A thing worth doing is worth doing right -- but if you keep re-doing that thing just to get it to a certain level, then maybe the way you're doing it is wrong. Of course, high-quality marketing content is worth its weight in gold for any business trying to improve its impact on prospective customers and its reputation with the major search engines. But if you could get that content from rough first draft to gleaming final product in less time, and spend less money in the process, wouldn't you leap at the chance?

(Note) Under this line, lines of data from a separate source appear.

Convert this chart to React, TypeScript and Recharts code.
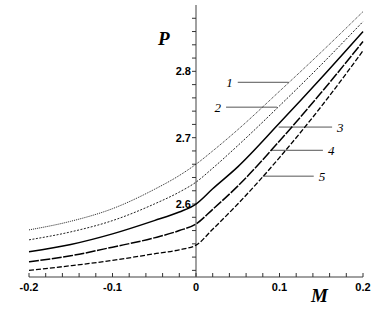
import { LineChart, Line, XAxis, YAxis, ReferenceLine } from 'recharts';

// Mach number (M) and the pressure curves P for the five cases
const mValues = [-0.2, -0.15, -0.1, -0.05, -0.02, 0, 0.02, 0.05, 0.1, 0.15, 0.2];
const curve1 = [2.561, 2.574, 2.593, 2.622, 2.643, 2.66, 2.68, 2.712, 2.77, 2.829, 2.89];
const curve2 = [2.546, 2.558, 2.575, 2.6, 2.618, 2.633, 2.654, 2.688, 2.748, 2.81, 2.875];
const curve3 = [2.528, 2.539, 2.555, 2.575, 2.588, 2.6, 2.623, 2.656, 2.722, 2.79, 2.86];
const curve4 = [2.513, 2.522, 2.535, 2.549, 2.56, 2.57, 2.592, 2.627, 2.695, 2.768, 2.845];
const curve5 = [2.5, 2.507, 2.515, 2.525, 2.531, 2.538, 2.562, 2.6, 2.67, 2.747, 2.831];

const xTicks = [-0.2, -0.18, -0.16, -0.14, -0.12, -0.1, -0.08, -0.06, -0.04, -0.02, 0, 0.02, 0.04, 0.06, 0.08, 0.1, 0.12, 0.14, 0.16, 0.18, 0.2];
const yTicks = [2.5, 2.52, 2.54, 2.56, 2.58, 2.6, 2.62, 2.64, 2.66, 2.68, 2.7, 2.72, 2.74, 2.76, 2.78, 2.8, 2.82, 2.84, 2.86, 2.88];
const xLabels = ['-0.2', '-0.1', '0', '0.1', '0.2'];
const yLabels = ['2.6', '2.7', '2.8'];

// leader lines of the curve numbers: [label, mStart, mEnd, P, side]
const leaders: [string, number, number, number, 'left' | 'right'][] = [
  ['1', 0.05, 0.111, 2.7835, 'left'],
  ['2', 0.036, 0.097, 2.746, 'left'],
  ['3', 0.099, 0.163, 2.716, 'right'],
  ['4', 0.09, 0.152, 2.681, 'right'],
  ['5', 0.08, 0.141, 2.642, 'right'],
];

const data = mValues.map((m, i) => ({
  m,
  c1: curve1[i],
  c2: curve2[i],
  c3: curve3[i],
  c4: curve4[i],
  c5: curve5[i],
}));

const AXIS_GRAY = '#808080';
const TICK_FONT = '"Liberation Sans", Arial, sans-serif';
const TICK_LEN = 0.0048; // 4px in M units

function fmtX(v: number) {
  if (Math.abs(v) < 1e-9) return '0';
  return v.toFixed(1);
}

function XTick(props: any) {
  const { x, y, payload } = props;
  const label = fmtX(payload.value);
  const major = xLabels.includes(label) && Math.abs(payload.value * 10 - Math.round(payload.value * 10)) < 1e-6;
  return (
    <g>
      <line x1={x} x2={x} y1={y} y2={y - 4} stroke="#333" strokeWidth={1} />
      {major && (
        <text x={x} y={y + 14} textAnchor="middle" fontFamily={TICK_FONT} fontWeight="bold" fontSize={11} fill="#000">
          {label}
        </text>
      )}
    </g>
  );
}

export default function App() {
  return (
    <div style={{ position: 'absolute', left: 0, top: 0, background: '#fff' }}>
      <LineChart width={383} height={314} data={data} margin={{ top: 5, right: 20, bottom: 7, left: 29 }}>
        <XAxis
          dataKey="m"
          type="number"
          domain={[-0.2, 0.2]}
          ticks={xTicks}
          interval={0}
          height={30}
          tickSize={0}
          tickMargin={0}
          tickLine={false}
          axisLine={{ stroke: AXIS_GRAY, strokeWidth: 1.5 }}
          tick={<XTick />}
        />
        <YAxis type="number" domain={[2.49, 2.9]} hide />
        <ReferenceLine x={0} stroke={AXIS_GRAY} strokeWidth={1.5} />
        {yTicks.map((v) => {
          const label = v.toFixed(1);
          const major = yLabels.includes(label) && Math.abs(v * 10 - Math.round(v * 10)) < 1e-6;
          return (
            <ReferenceLine
              key={'yt' + v}
              segment={[{ x: -TICK_LEN, y: v }, { x: 0, y: v }]}
              stroke="#333"
              strokeWidth={1}
              label={
                major
                  ? {
                      value: label,
                      position: 'left',
                      offset: 1,
                      fill: '#000',
                      fontSize: 11,
                      fontWeight: 'bold',
                      fontFamily: TICK_FONT,
                    }
                  : undefined
              }
            />
          );
        })}
        {leaders.map(([label, m0, m1, p, side]) => (
          <ReferenceLine
            key={label}
            segment={[{ x: m0, y: p }, { x: m1, y: p }]}
            stroke="#555"
            strokeWidth={1}
            label={{
              value: label,
              position: side,
              offset: 5,
              fill: '#000',
              fontSize: 13,
              fontStyle: 'italic',
              fontFamily: '"Liberation Serif", "Times New Roman", serif',
            }}
          />
        ))}
        <Line dataKey="c1" type="monotone" dot={false} stroke="#222" strokeWidth={1} strokeDasharray="1 1" isAnimationActive={false} />
        <Line dataKey="c2" type="monotone" dot={false} stroke="#222" strokeWidth={1} strokeDasharray="2 1.5" isAnimationActive={false} />
        <Line dataKey="c3" type="monotone" dot={false} stroke="#000" strokeWidth={1.5} isAnimationActive={false} />
        <Line dataKey="c4" type="monotone" dot={false} stroke="#000" strokeWidth={1.5} strokeDasharray="10 1.5" isAnimationActive={false} />
        <Line dataKey="c5" type="monotone" dot={false} stroke="#000" strokeWidth={1.3} strokeDasharray="5 2" isAnimationActive={false} />
      </LineChart>
      <div
        style={{
          position: 'absolute',
          left: 158,
          top: 28,
          fontFamily: '"Liberation Serif", "Times New Roman", serif',
          fontStyle: 'italic',
          fontWeight: 'bold',
          fontSize: 19,
        }}
      >
        P
      </div>
      <div
        style={{
          position: 'absolute',
          left: 311,
          top: 285,
          fontFamily: '"Liberation Serif", "Times New Roman", serif',
          fontStyle: 'italic',
          fontWeight: 'bold',
          fontSize: 19,
        }}
      >
        M
      </div>
    </div>
  );
}
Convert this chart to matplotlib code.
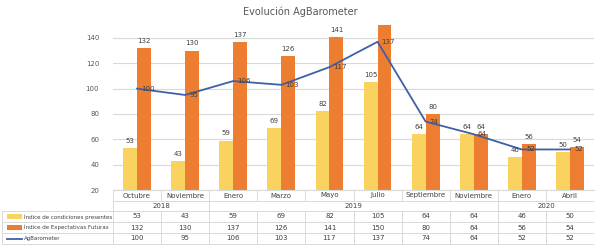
import numpy as np
from matplotlib import pyplot as plt

plt.rcParams['font.family'] = ['Liberation Sans Narrow', 'DejaVu Sans']

# data
months = ['Octubre', 'Noviembre', 'Enero', 'Marzo', 'Mayo', 'Julio',
          'Septiembre', 'Noviembre', 'Enero', 'Abril']
years = [('2018', 0, 1), ('2019', 2, 7), ('2020', 8, 9)]
presentes = [53, 43, 59, 69, 82, 105, 64, 64, 46, 50]
futuras = [132, 130, 137, 126, 141, 150, 80, 64, 56, 54]
barometer = [100, 95, 106, 103, 117, 137, 74, 64, 52, 52]
series_names = ['Índice de condiciones presentes', 'Índice de Expectativas Futuras', 'AgBarometer']

yellow = '#FAD25F'
orange = '#ED7D31'
blue = '#3F5FA6'
grid = '#D9D9D9'
txt = '#404040'

W, H = 600, 247
fig = plt.figure(figsize=(W/100, H/100), dpi=100)

left_px, right_px, top_px, bot_px = 113, 594, 25.3, 190
ax = fig.add_axes([left_px/W, 1-bot_px/H, (right_px-left_px)/W, (bot_px-top_px)/H])

x = np.arange(len(months))
bw = 0.29
ax.bar(x-bw/2, presentes, bw, color=yellow, zorder=2)
ax.bar(x+bw/2, futuras, bw, color=orange, zorder=2)
ax.plot(x, barometer, color=blue, lw=1.3, zorder=3)

ax.set_xlim(-0.5, len(months)-0.5)
ax.set_ylim(20, 150)
ax.set_yticks(range(20, 141, 20))
ax.tick_params(axis='y', length=0, labelsize=5, labelcolor='#595959', pad=10)
ax.set_xticks([])
ax.grid(axis='y', color=grid, lw=0.8, zorder=0)
for s in ['top', 'right', 'left']:
    ax.spines[s].set_visible(False)
ax.spines['bottom'].set_color(grid)
ax.spines['bottom'].set_linewidth(0.8)

for i in range(len(months)):
    ax.annotate(str(presentes[i]), (x[i]-bw/2, presentes[i]), xytext=(0, 3),
                textcoords='offset points', ha='center', va='bottom', fontsize=5, color=txt)
    if futuras[i] < 150:
        ax.annotate(str(futuras[i]), (x[i]+bw/2, futuras[i]), xytext=(0, 3),
                    textcoords='offset points', ha='center', va='bottom', fontsize=5, color=txt)
    ax.annotate(str(barometer[i]), (x[i], barometer[i]), xytext=(3, 0),
                textcoords='offset points', ha='left', va='center', fontsize=5, color=txt)

fig.text(0.5, 1-12/H, 'Evolución AgBarometer', ha='center', va='center', fontsize=7, color='#595959')

# data table below the plot
col = (right_px-left_px)/len(months)
tab = fig.add_axes([0, 1-246/H, right_px/W, 56/H])
tab.set_xlim(-0.5-left_px/col, len(months)-0.5)
tab.set_ylim(56, 0)
tab.axis('off')
x0 = -0.5-left_px/col + 2/col
xe = len(months)-0.5
lc = dict(color=grid, lw=0.7)

rows = [0, 11, 21, 32, 43, 54]
tab.plot([-0.5, xe], [rows[1], rows[1]], **lc)
for r in rows[2:]:
    tab.plot([x0, xe], [r, r], **lc)
tab.plot([x0, x0], [rows[2], rows[5]], **lc)
for k in range(len(months)+1):
    tab.plot([k-0.5, k-0.5], [rows[0], rows[1]], **lc)
    tab.plot([k-0.5, k-0.5], [rows[2], rows[5]], **lc)
for name, a, b in years:
    tab.plot([a-0.5, a-0.5], [rows[1], rows[2]], **lc)
    tab.plot([b+0.5, b+0.5], [rows[1], rows[2]], **lc)
    tab.text((a+b)/2, (rows[1]+rows[2])/2, name, ha='center', va='center', fontsize=5, color=txt)
for i, m in enumerate(months):
    tab.text(i, (rows[0]+rows[1])/2, m, ha='center', va='center', fontsize=5, color=txt)

values = [presentes, futuras, barometer]
for j, vals in enumerate(values):
    yc = (rows[2+j]+rows[3+j])/2
    for i, v in enumerate(vals):
        tab.text(i, yc, str(v), ha='center', va='center', fontsize=5, color=txt)
    kx = x0 + 5/col
    kw = 15/col
    if j < 2:
        tab.add_patch(plt.Rectangle((kx, yc-2.5), kw, 5, color=[yellow, orange][j], lw=0))
    else:
        tab.plot([kx, kx+kw], [yc, yc], color=blue, lw=1.3)
    tab.text(kx+kw+2/col, yc, series_names[j], ha='left', va='center', fontsize=4, color=txt)

fig.savefig('out.png', dpi=100, facecolor='white')
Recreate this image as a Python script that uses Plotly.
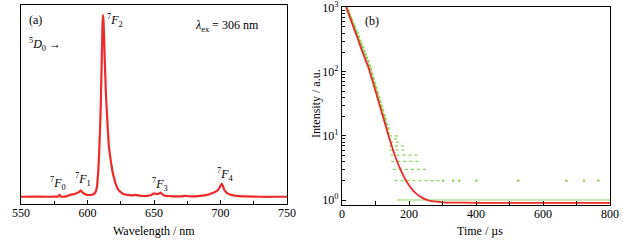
import plotly.graph_objects as go

# ---------------- data: (a) emission spectrum ----------------
wavelength = [550, 560, 570, 575, 578, 579, 580, 584, 587, 590, 592, 594, 595, 596, 598, 600,
              602, 604, 606, 607, 608, 609, 610, 611, 611.5, 612, 613, 614, 615, 616, 617, 618,
              619, 620, 621, 622, 623, 625, 627, 630, 634, 636, 640, 645, 648, 650, 652, 654,
              655, 656, 658, 662, 670, 674, 678, 685, 690, 694, 697, 699, 700, 701, 702, 703,
              705, 708, 712, 720, 730, 740, 750]
intensity = [0.020, 0.021, 0.020, 0.021, 0.022, 0.030, 0.022, 0.022, 0.030, 0.035, 0.040, 0.048,
             0.055, 0.045, 0.035, 0.030, 0.030, 0.032, 0.045, 0.070, 0.150, 0.300, 0.520, 0.850,
             1.000, 0.970, 0.750, 0.550, 0.420, 0.300, 0.240, 0.190, 0.150, 0.120, 0.095, 0.075,
             0.060, 0.045, 0.035, 0.030, 0.028, 0.030, 0.025, 0.025, 0.030, 0.038, 0.035, 0.038,
             0.042, 0.035, 0.026, 0.024, 0.022, 0.025, 0.022, 0.025, 0.030, 0.040, 0.050, 0.065,
             0.080, 0.090, 0.075, 0.055, 0.040, 0.030, 0.025, 0.022, 0.020, 0.020, 0.020]

# ---------------- data: (b) decay curve ----------------
decay_t = [2, 6, 10, 14, 18, 22, 26, 30, 34, 38, 42, 46, 50, 54, 58, 62, 66, 70, 74, 78, 82,
           86, 90, 94, 98, 102, 106, 110, 114, 118, 122, 126, 130, 134, 138]
decay_i = [1400, 1300, 1150, 1000, 900, 800, 700, 640, 560, 500, 440, 400, 350, 300, 270, 240,
           210, 185, 165, 145, 125, 110, 92, 78, 66, 56, 47, 40, 34, 29, 25, 21, 18, 15, 13]
decay_i_low = [1380, 1250, 1100, 980, 860, 760, 670, 590, 520, 460, 405, 360, 315, 275, 245, 215,
               190, 165, 145, 128, 112, 96, 82, 70, 60, 50, 42, 36, 30, 26, 22, 19, 16, 13, 11]

# quantised low-count rows of the measured decay (count level, first and last time)
row_level = [10, 9, 8, 7, 6, 5, 4, 3, 2]
row_start = [140, 138, 143, 140, 142, 145, 147, 152, 157]
row_end = [168, 172, 180, 185, 190, 225, 232, 252, 292]
base_level = 1
base_start, base_end = 164, 800
sparse_t = [302, 332, 350, 401, 526, 670, 722, 765]
sparse_level = [2, 2, 2, 2, 2, 2, 2, 2]

# fitted curve
fit_t = [0, 10, 20, 30, 40, 50, 60, 70, 80, 90, 100, 110, 120, 130, 140, 150, 160, 170, 180,
         190, 200, 210, 220, 230, 240, 250, 260, 280, 300, 350, 400, 500, 600, 700, 800]
fit_i = [1550, 1100, 800, 570, 410, 296, 210, 153, 112, 75, 50, 33, 22, 14.5, 9.7, 6.6, 4.6,
         3.4, 2.6, 2.05, 1.7, 1.45, 1.28, 1.16, 1.08, 1.02, 0.98, 0.94, 0.92, 0.91, 0.905,
         0.90, 0.90, 0.90, 0.90]

RED = "#ee2a2a"
GREEN = "#8ed463"
FONT = "Liberation Serif"

fig = go.Figure()

fig.add_trace(go.Scatter(x=wavelength, y=intensity, mode="lines",
                         line=dict(color=RED, width=2.2, shape="spline", smoothing=0.6),
                         xaxis="x", yaxis="y", showlegend=False))

# measured decay
rx, ry = [], []
for lv, s, e in zip(row_level, row_start, row_end):
    rx += [s, e, None]
    ry += [lv, lv, None]
fig.add_trace(go.Scatter(x=rx, y=ry, mode="lines",
                         line=dict(color=GREEN, width=1.3, dash="dot"),
                         xaxis="x2", yaxis="y2", showlegend=False))
fig.add_trace(go.Scatter(x=[base_start, base_end], y=[base_level, base_level], mode="lines",
                         line=dict(color=GREEN, width=1.2),
                         xaxis="x2", yaxis="y2", showlegend=False))
fig.add_trace(go.Scatter(x=sparse_t, y=sparse_level, mode="markers",
                         marker=dict(color=GREEN, size=2.5),
                         xaxis="x2", yaxis="y2", showlegend=False))
fig.add_trace(go.Scatter(x=decay_t + decay_t, y=decay_i + decay_i_low, mode="markers",
                         marker=dict(color=GREEN, size=3),
                         xaxis="x2", yaxis="y2", showlegend=False))
fig.add_trace(go.Scatter(x=fit_t, y=fit_i, mode="lines",
                         line=dict(color=RED, width=1.8, shape="spline"),
                         xaxis="x2", yaxis="y2", showlegend=False))

W, H = 623, 242
L1, R1, T1, B1 = 21, 287, 5, 204
L2, R2, T2, B2 = 342, 610, 7.3, 205

axis_common = dict(showline=True, linecolor="black", linewidth=1.2, mirror=True,
                   showgrid=False, zeroline=False, automargin=False,
                   ticklabeloverflow="allow",
                   tickfont=dict(family=FONT, size=12, color="black"))

fig.update_layout(
    width=W, height=H, margin=dict(l=0, r=0, t=0, b=0, autoexpand=False),
    paper_bgcolor="white", plot_bgcolor="white",
    xaxis=dict(domain=[L1 / W, R1 / W], range=[550, 750], tickvals=[550, 600, 650, 700, 750],
               ticks="inside", ticklen=4, tickcolor="black", ticklabelstandoff=-3,
               minor=dict(tickvals=[575, 625, 675, 725], ticks="inside", ticklen=3, tickcolor="black"),
               anchor="y", **axis_common),
    yaxis=dict(domain=[1 - B1 / H, 1 - T1 / H], range=[-0.019, 1.054], showticklabels=False,
               ticks="", anchor="x", **axis_common),
    xaxis2=dict(domain=[L2 / W, R2 / W], range=[0, 800], tickvals=[0, 200, 400, 600, 800],
                ticks="inside", ticklen=4, tickcolor="black", ticklabelstandoff=-3,
                minor=dict(tickvals=[100, 300, 500, 700], ticks="inside", ticklen=4, tickcolor="black"),
                anchor="y2", **axis_common),
    yaxis2=dict(domain=[1 - B2 / H, 1 - T2 / H], type="log", range=[-0.078, 3.004],
                tickvals=[1, 10, 100, 1000],
                ticktext=["10<sup>0</sup>", "10<sup>1</sup>", "10<sup>2</sup>", "10<sup>3</sup>"],
                ticks="inside", ticklen=4, tickcolor="black",
                minor=dict(tickvals=[2, 3, 4, 5, 6, 7, 8, 9, 20, 30, 40, 50, 60, 70, 80, 90,
                                     200, 300, 400, 500, 600, 700, 800, 900],
                           ticks="inside", ticklen=2.5, tickcolor="black"),
                anchor="x2", **axis_common),
)

f = dict(family=FONT, size=12, color="black")
ann = [
    dict(x=620.7, y=0.968, xref="x", yref="y", text="<sup>7</sup><i>F</i><sub>2</sub>"),
    dict(x=577.8, y=0.094, xref="x", yref="y", text="<sup>7</sup><i>F</i><sub>0</sub>"),
    dict(x=596.6, y=0.115, xref="x", yref="y", text="<sup>7</sup><i>F</i><sub>1</sub>"),
    dict(x=654.5, y=0.088, xref="x", yref="y", text="<sup>7</sup><i>F</i><sub>3</sub>"),
    dict(x=704.1, y=0.142, xref="x", yref="y", text="<sup>7</sup><i>F</i><sub>4</sub>"),
    dict(x=0.056, y=0.925, xref="x domain", yref="y domain", text="(a)"),
    dict(x=0.09, y=0.804, xref="x domain", yref="y domain", text="<sup>5</sup><i>D</i><sub>0</sub> →"),
    dict(x=0.774, y=0.894, xref="x domain", yref="y domain",
         text="<i>λ</i><sub>ex</sub> = 306 nm"),
    dict(x=0.112, y=0.93, xref="x2 domain", yref="y2 domain", text="(b)"),
    dict(x=154 / W, y=1 - 231 / H, xref="paper", yref="paper", text="Wavelength / nm"),
    dict(x=480 / W, y=1 - 231 / H, xref="paper", yref="paper", text="Time / µs"),
    dict(x=316 / W, y=1 - 104 / H, xref="paper", yref="paper", text="Intensity / a.u.", textangle=-90),
]
for a in ann:
    a.update(showarrow=False, font=f, xanchor="center", yanchor="middle")
fig.update_layout(annotations=ann)

fig.write_html("out.html", config={"displayModeBar": False},
               post_script="document.body.style.margin='0px';document.body.style.padding='0px';")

Well, the good news is that you can indeed make your content creation and revision system more efficient -- by tweaking your review process. Here are some tips:
Decide on a point person. If you have more than one person "in charge" of commissioning, evaluating and approving content, then you really have no one running the show at all. The confusion is compounded if you're trying to communicate your wishes to the writer through a third party such as a marketing agency. Pick one person to issue any and all requests for changes to the writer. If you're communicating with a marketing agency, make you're talking to the one person in that agency assigned to your account -- and make sure that person then sends the instructions to the one person who's supposed to relay them to the writer.
Remove the extra cooks from the kitchen. Designating a chief decision maker won't solve your content review woes if that decision maker is listening to conflicting opinions from too many people in your company. This not only causes a massive slowdown as dozens of responses trickle in, but it can also turn the draft into an unholy mess of redundant or conflicting requests. Instead of automatically distributing the draft to everybody you can think of, give your email list some judicious pruning first. Who really needs to read and comment on this, and who doesn't? You'd be amazed at how much faster and smoother the review process becomes when you dispose of the "review by committee" approach.
Choose a decision maker who won't waffle. I had one client who'd rave over the wonderfulness of the press releases I was sending him, only to contact me a few days later asking for changes. I could tell from the attached email trains that he'd sent the draft out to various third parties (colleagues, friends, casual acquaintances) and gotten some suggestions back, most of which were horrifically off the mark. I was able to talk him out of these "improvements" fairly easily -- but that achievement just confirmed the underlying problem, which was that he allowed himself to be swayed with every breeze. Do not assign someone with this trait as your reviewer in chief! Give the job to someone with a firm, unwavering grasp of your marketing plan, or outsource it to a marketing firm staffed with such individuals.
Streamlining your review process can be a big step forward in optimizing your marketing content machine. Hiring a copywriter with the skills and understanding to provide you with cleaner, stronger drafts in the first place is a pretty great idea too. After all, the easiest revision is the one you don't have to make!